6. Gear: Whatever you do, you’ll always save money getting your gear somewhere other than the resort. If you don’t own your own, look into sports stores for rentals. You can rent a board and boots from Sports Basement for $15 and save $30 off the resort price.
7. Package Deals: Depending upon your needs there may be a package deal that works for you. I found a beginner package that offered a 2.5 hour lesson, gear rental and lift ticket for around $50. Sold! Though, be leery of the package that seems to offer things you weren’t looking for in the first place.
8. What to wear?

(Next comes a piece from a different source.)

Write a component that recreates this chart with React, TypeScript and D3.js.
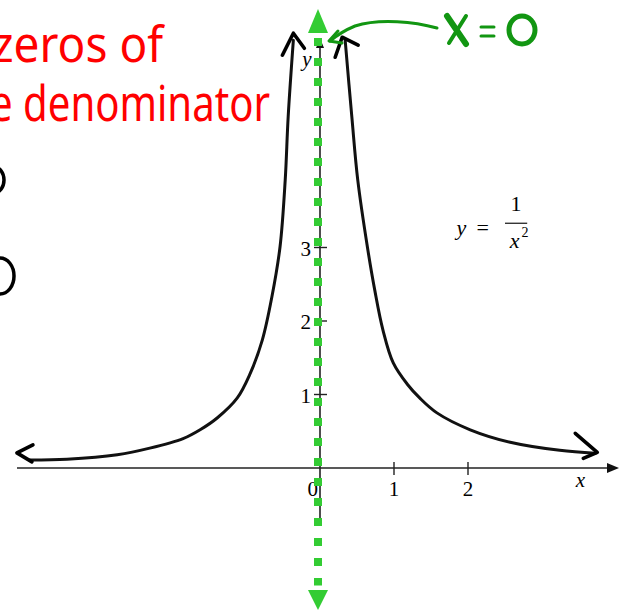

If you know you want to go skiing or snowboarding, but you know you don’t have the pants or the jacket for it – start shopping for sales now. I scored an end-of-season deal on insulated water-proof pants long before we began planning this specific trip. Also, ask your friends if you can borrow their gear. To the beginner: my advice would be to invest in the waterproof pants at first, as there isn’t much of a substitute there. Whereas, you can get away with layering under almost any decent winter jacket.
9. Food! We packed along some cliff bars as backup fuel, but we knew we wanted to enjoy at least one meal out. The night we got into town, we hit up a local brewery for pizza. Our hotel room came equipped with a fridge which we were able to stash our leftovers in, allowing us to stretch the one meal into breakfast as well. Look for rooms with fridges, bring along a cooler or stick the food outside if it’s cold enough, to pull this off for yourself.
10. Gas. If you’re driving to get to and fro, it’s definitely worth it to use an app like GasBuddy to track down the cheaper fuel along your route. Nothing stings more than fueling up, getting back on the highway and passing a station offering gas for 15cents cheaper than what you just paid.
Those are our tips, based on our most recent experience. What are you’re favorite ways to shave off a buck or two while still having a great time on a ski or snowboard trip?